Wealth-of-NationsBut in fact, “class war” has always been with us. If you ever actually sit down to read what people wrote in times past – for example Adam Smith in Wealth of Nations, or even the Bible – then you know struggle and resentment between social castes was the normal state of human affairs for 6000 years, or much longer.  Seriously, randomly choose (or “roll-up”) a decade and locale from across the last few millenia! Tell me who oppressed freedom and competitive markets in that time and place. I’ll wait.

In fact, today’s American perspective that there is no-such-thing as class – so blithely exploited by Fox – seems rather quirky and charmingly innocent.  Baby Boomers, especially, were raised under  unusual circumstances — perhaps the only stretch of time in which a great nation experienced a (fairly) flat social order.

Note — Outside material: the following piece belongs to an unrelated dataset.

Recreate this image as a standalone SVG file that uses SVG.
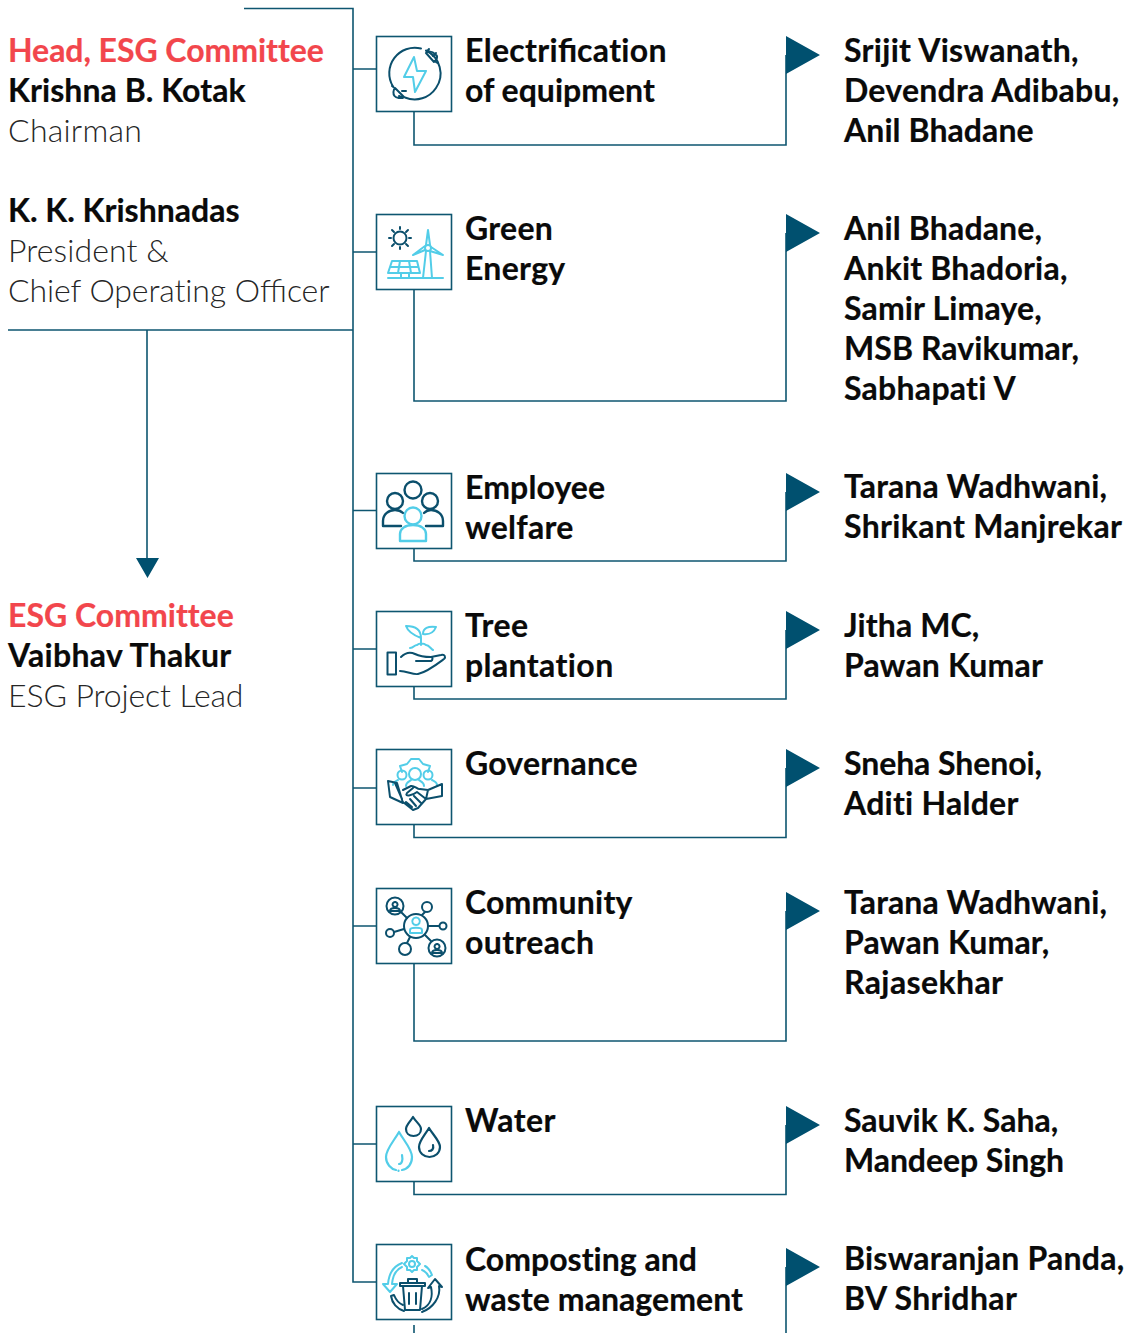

Now this calls for simplifying – so let’s set aside the battles over racial and sexual equality, etc. – but squint with me here, for a minute.  It’s fairly obvious that the period following the Second World War was (for white U.S. males) the least class-ridden of all time.  Disparities of wealth were at an all-time low and the middle class, flush with WWII savings, good wages and GI Bill-fostered competitiveness, experienced a generation of utter dominance over the American experience. A confident dominance that got woven into popular culture through TV and all other media.

= Pyramids and diamonds =

Instead of the classic human social pattern — pyramid-shaped with a tiny, fierce nobility lording it over peasant multitudes — ours was diamond-shaped with a well-off middle that actually outnumbered the poor! A miracle nobody in all the past ever foresaw. Except perhaps Smith. Certainly not Karl Marx! In fact, nothing so undermined the honey-seductive mantras of Marxism so much as the living example of the U.S. middle class. Which the whole world wanted to join.

And now the penultimate point (before getting back to 1793 France). Our post-WWII flattened-diamond pattern did not quash or undermine competitive capitalism!  Not at all. In fact, never before or since has there been such fecund, vigorous entrepreneurialism as during the flattest and most “level” social order the world ever saw.